My 5 year old android-tablet has more ram and cpu than the gen2 remarkable. So I assume they outsourced parts to the cloud simply because it's not running well enough on the tablet itself.

> the rest of the system is linux

Linux, especially on tablets is very exotic. There is no way to benefit from the big ecosystem on android or iOS. Everything must come from the users, the company or regulary desktop-linux, which is not optimized for tabled or eInk. Linux is a good selling point for hackers and nerds, but irrelevant for casual users.

The reMarkable is not supposed to compete with an Android tablet, think of it more like a Kindle you can write on.

The hardware is perfect for the target audience and there are very few comparable products, but the software is pretty bare-bones and most people have issues with it.

It's also worth noting that unlike the broader tablet market, eInk readers commonly use Linux. Kindle and Kobo devices are examples.
I think you have an issue with the entire class of eink notebooks because both of these points are completely immaterial to their designed purpose.

You want a general purpose eink tablet. The reMarkable is most definitely not.

I assume the hardware targets battery life rather than performance; the lack of on-device features is quite deliberate. As far as cloud offloading goes, the only thing which seems to match that framing is the handwriting recognition, which is honestly pretty rubbish and I'd happily live without.
Your Android tablet probably does not last for two weeks of daily use on a single charge. The reMarkable 2 is power-sipping, especially with wireless disabled, without compromising note-taking or PDF-reading experiences.
What Android tablet with eInk did you buy that can display A4? Id be interested.
Do you have experience with that one? Does it work with A4? The reMarkable works but could be slightly bigger for two-column A4 scientific papers.
I like hardware. Love it infact.

For me the subscription service itself is not the issue, it is far far far too expensive for what they offer in it, and they have broken my trust.

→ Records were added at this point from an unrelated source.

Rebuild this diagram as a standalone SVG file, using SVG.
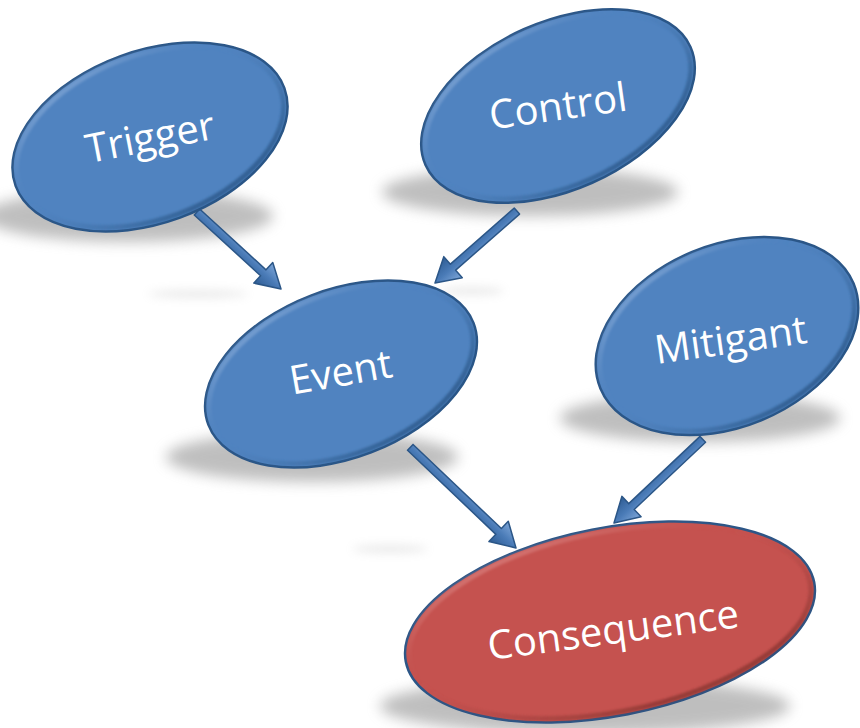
<svg xmlns="http://www.w3.org/2000/svg" width="860" height="728" viewBox="0 0 860 728">
  <defs>
    <style>
      .shadow { fill: #8a8a8a; opacity: 0.55; filter: url(#soft); }
      .streak { fill: #a0a0a0; opacity: 0.22; filter: url(#softer); }
      .body-blue { fill: #5083c0; stroke: #2b5687; stroke-width: 2.5; }
      .body-red { fill: #c5524f; stroke: #2b5687; stroke-width: 2.5; }
      .rim-blue { fill: none; stroke: url(#rimBlue); stroke-width: 5; filter: url(#rimBlur); }
      .rim-red { fill: none; stroke: url(#rimRed); stroke-width: 5; filter: url(#rimBlur); }
      .label { font-family: "Open Sans", "Liberation Sans", sans-serif; font-size: 40px; fill: #ffffff; text-anchor: middle; }
      .arrow { fill: url(#arrowFill); stroke: #2b5687; stroke-width: 1.5; stroke-linejoin: round; }
    </style>
    <filter id="soft" x="-30%" y="-80%" width="160%" height="260%">
      <feGaussianBlur stdDeviation="7"/>
    </filter>
    <filter id="softer" x="-50%" y="-300%" width="200%" height="700%">
      <feGaussianBlur stdDeviation="5"/>
    </filter>
    <filter id="rimBlur" x="-10%" y="-10%" width="120%" height="120%">
      <feGaussianBlur stdDeviation="1.2"/>
    </filter>
    <linearGradient id="rimBlue" x1="0" y1="0" x2="0.6" y2="1">
      <stop offset="0" stop-color="#a9c4e8" stop-opacity="0.9"/>
      <stop offset="0.45" stop-color="#4f81bd" stop-opacity="0"/>
      <stop offset="1" stop-color="#24507f" stop-opacity="0.65"/>
    </linearGradient>
    <linearGradient id="rimRed" x1="0" y1="0" x2="0.6" y2="1">
      <stop offset="0" stop-color="#eaa3a1" stop-opacity="0.9"/>
      <stop offset="0.45" stop-color="#c0504d" stop-opacity="0"/>
      <stop offset="1" stop-color="#7e2e2c" stop-opacity="0.65"/>
    </linearGradient>
    <linearGradient id="arrowFill" gradientUnits="userSpaceOnUse" x1="0" y1="-14" x2="0" y2="14">
      <stop offset="0" stop-color="#7ea6d8"/>
      <stop offset="0.5" stop-color="#4a7bb7"/>
      <stop offset="1" stop-color="#2f5d94"/>
    </linearGradient>
  </defs>

  <!-- ground shadows -->
  <g id="shadows">
    <ellipse class="shadow" cx="128" cy="216" rx="145" ry="26"/>
    <ellipse class="shadow" cx="530" cy="192" rx="148" ry="24"/>
    <ellipse class="shadow" cx="312" cy="457" rx="146" ry="25"/>
    <ellipse class="shadow" cx="700" cy="418" rx="140" ry="24"/>
    <ellipse class="shadow" cx="585" cy="706" rx="205" ry="28"/>
    <ellipse class="streak" cx="198" cy="294" rx="50" ry="4"/>
    <ellipse class="streak" cx="472" cy="291" rx="32" ry="4"/>
    <ellipse class="streak" cx="390" cy="549" rx="38" ry="4"/>
  </g>

  <!-- connectors -->
  <g id="connectors">
    <path class="arrow" transform="translate(281 289) rotate(42.5)" d="M -114 -4 L -24 -4 L -24 -14 L 0 0 L -24 14 L -24 4 L -114 4 Z"/>
    <path class="arrow" transform="translate(435 283) rotate(138.7)" d="M -109 -4 L -24 -4 L -24 -14 L 0 0 L -24 14 L -24 4 L -109 4 Z"/>
    <path class="arrow" transform="translate(516 548) rotate(43.6)" d="M -146 -4 L -24 -4 L -24 -14 L 0 0 L -24 14 L -24 4 L -146 4 Z"/>
    <path class="arrow" transform="translate(614 523) rotate(136.7)" d="M -122 -4 L -24 -4 L -24 -14 L 0 0 L -24 14 L -24 4 L -122 4 Z"/>
  </g>

  <g id="trigger" transform="translate(150 137)">
    <g transform="rotate(-20)">
      <ellipse class="body-blue" rx="143" ry="86"/>
      <ellipse class="rim-blue" rx="139" ry="82"/>
    </g>
    <text class="label" transform="rotate(-11)" x="0" y="14">Trigger</text>
  </g>

  <g id="control" transform="translate(558 106)">
    <g transform="rotate(-24)">
      <ellipse class="body-blue" rx="145" ry="84"/>
      <ellipse class="rim-blue" rx="141" ry="80"/>
    </g>
    <text class="label" transform="rotate(-8)" x="0" y="14">Control</text>
  </g>

  <g id="event" transform="translate(341 374)">
    <g transform="rotate(-21)">
      <ellipse class="body-blue" rx="142" ry="84"/>
      <ellipse class="rim-blue" rx="138" ry="80"/>
    </g>
    <text class="label" transform="rotate(-10)" x="0" y="12">Event</text>
  </g>

  <g id="mitigant" transform="translate(727 336)">
    <g transform="rotate(-22.5)">
      <ellipse class="body-blue" rx="137" ry="91"/>
      <ellipse class="rim-blue" rx="133" ry="87"/>
    </g>
    <text class="label" transform="rotate(-8)" x="3" y="18">Mitigant</text>
  </g>

  <g id="consequence" transform="translate(610 622)">
    <g transform="rotate(-11)">
      <ellipse class="body-red" rx="208" ry="94"/>
      <ellipse class="rim-red" rx="204" ry="90"/>
    </g>
    <text class="label" transform="rotate(-7.5)" x="2" y="22">Consequence</text>
  </g>
</svg>
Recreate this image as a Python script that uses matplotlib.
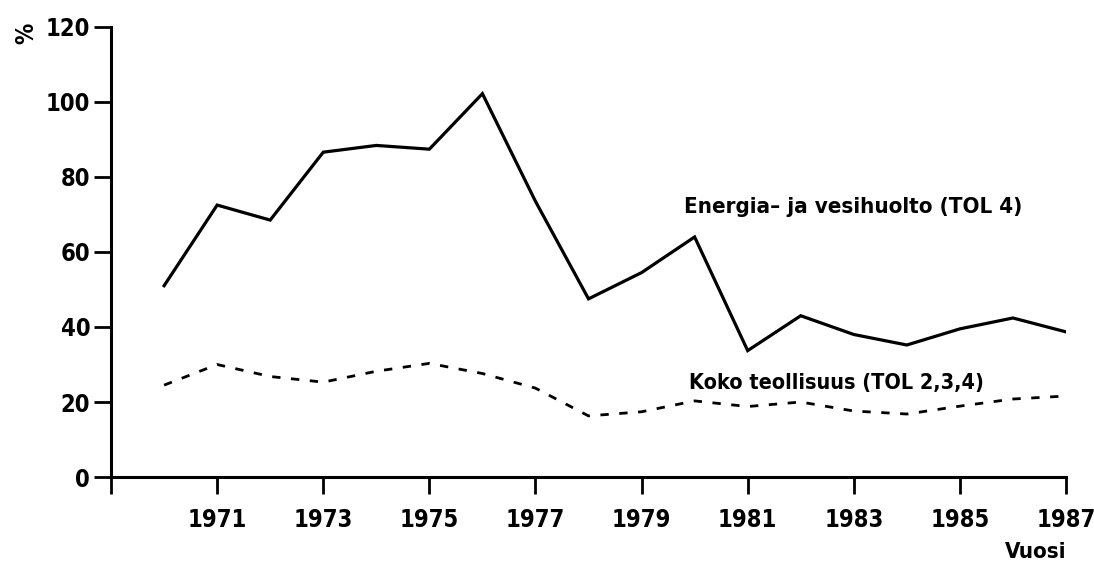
import matplotlib.pyplot as plt
from matplotlib.ticker import FixedLocator

# data
years = list(range(1970, 1988))
energia = [51, 72.5, 68.5, 86.6, 88.4, 87.4, 102.2, 73.5, 47.5, 54.5, 64,
           33.7, 43, 38, 35.2, 39.5, 42.4, 38.7]
koko = [24.5, 30, 26.8, 25.3, 28.2, 30.3, 27.6, 23.7, 16.3, 17.4, 20.3,
        18.8, 20, 17.6, 16.8, 18.9, 20.8, 21.6]
xticks = list(range(1969, 1988, 2))
xlabels = [''] + [str(y) for y in xticks[1:]]
yticks = [0, 20, 40, 60, 80, 100, 120]

plt.rcParams['font.family'] = ['DejaVu Sans']
plt.rcParams['font.stretch'] = 'condensed'
plt.rcParams['font.weight'] = 'bold'

fig = plt.figure(figsize=(10.94, 5.72), dpi=100)
ax = fig.add_axes([0.1015, 0.166, 0.8729, 0.787])

ax.plot(years, energia, color='black', lw=2.3, solid_joinstyle='miter')
ax.plot(years, koko, color='black', lw=2.0, linestyle=(0, (3.0, 3.8)))

ax.set_xlim(1969, 1987)
ax.set_ylim(0, 120)
ax.xaxis.set_major_locator(FixedLocator(xticks))
ax.set_xticklabels(xlabels)
ax.set_yticks(yticks)
ax.tick_params(axis='both', direction='out', length=12, width=2, labelsize=17, pad=3)
ax.tick_params(axis='x', pad=10)

for s in ['top', 'right']:
    ax.spines[s].set_visible(False)
for s in ['left', 'bottom']:
    ax.spines[s].set_linewidth(2.2)

ax.text(1979.8, 70.5, 'Energia\u2013 ja vesihuolto (TOL 4)', fontsize=16, ha='left', va='baseline')
ax.text(1979.9, 23.5, 'Koko teollisuus (TOL 2,3,4)', fontsize=15.5, ha='left', va='baseline')
fig.text(0.947, 0.035, 'Vuosi', fontsize=16, ha='center', va='center')
fig.text(0.024, 0.942, '%', fontsize=17, rotation=90, ha='center', va='center')

fig.savefig('out.png', dpi=100)
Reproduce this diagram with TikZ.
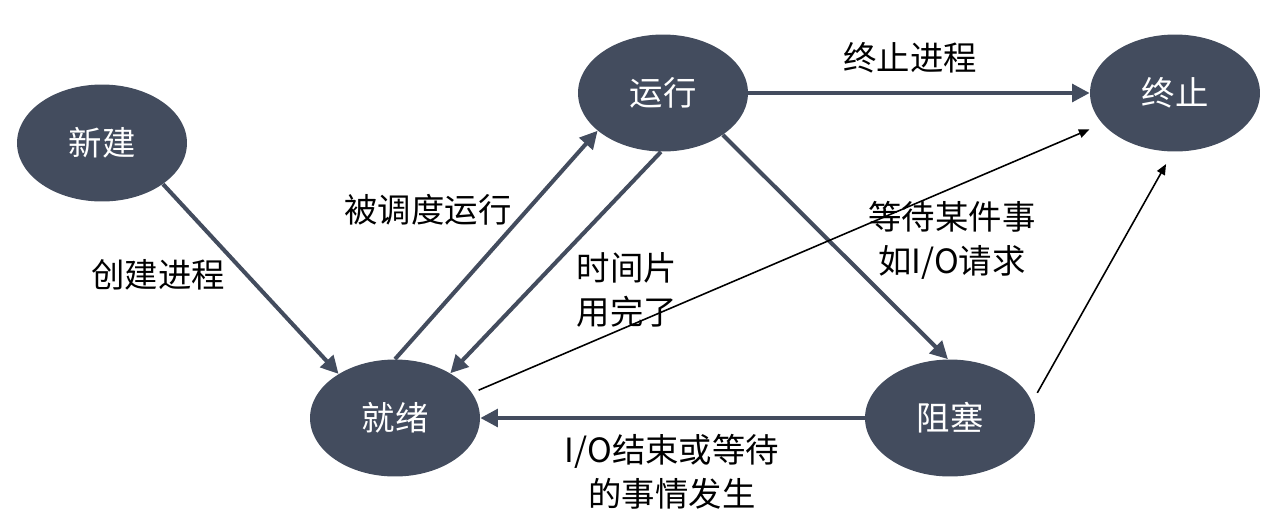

The first thing I did after their announcement was disable auto-updates, I dont really use their cloud services anyway prefering to interact with the device either with SSH or a 3rd party tool (RCU), my fear now is a future update will disable SSH and the ability for people to opt-out of their cloud.

I am grandfathered in, so I get it for free, but I have no intention of using

Today if I needed to replace my device I would buy a SuperNote A5X

disabling ssh would violate GPL licensing, right?
No, what makes you think that? OpenSSH isn't even GPL.
Excerpt from my reMarkable → settings → Help → Copyrights and licenses → General information:

> The General Public License version 3 and the Lesser General Public License version 3 also requires you as an end-user to be able to access your device to be able to modify the copyrighted software licensed under these licenses running on it.

> To do so, this device acts as an USB ethernet device, and you can connect using the SSH protocol using the username 'root' and the password 'hunter2'.

(Incidentally, “an USB”—are they pronouncing “usb” as one syllable or something?)

So COGlory is actually roughly right. They could disable SSH, but would need to replace it with something at least vaguely similar for GPLv3 and LGPLv3 compliance for other parts of the software.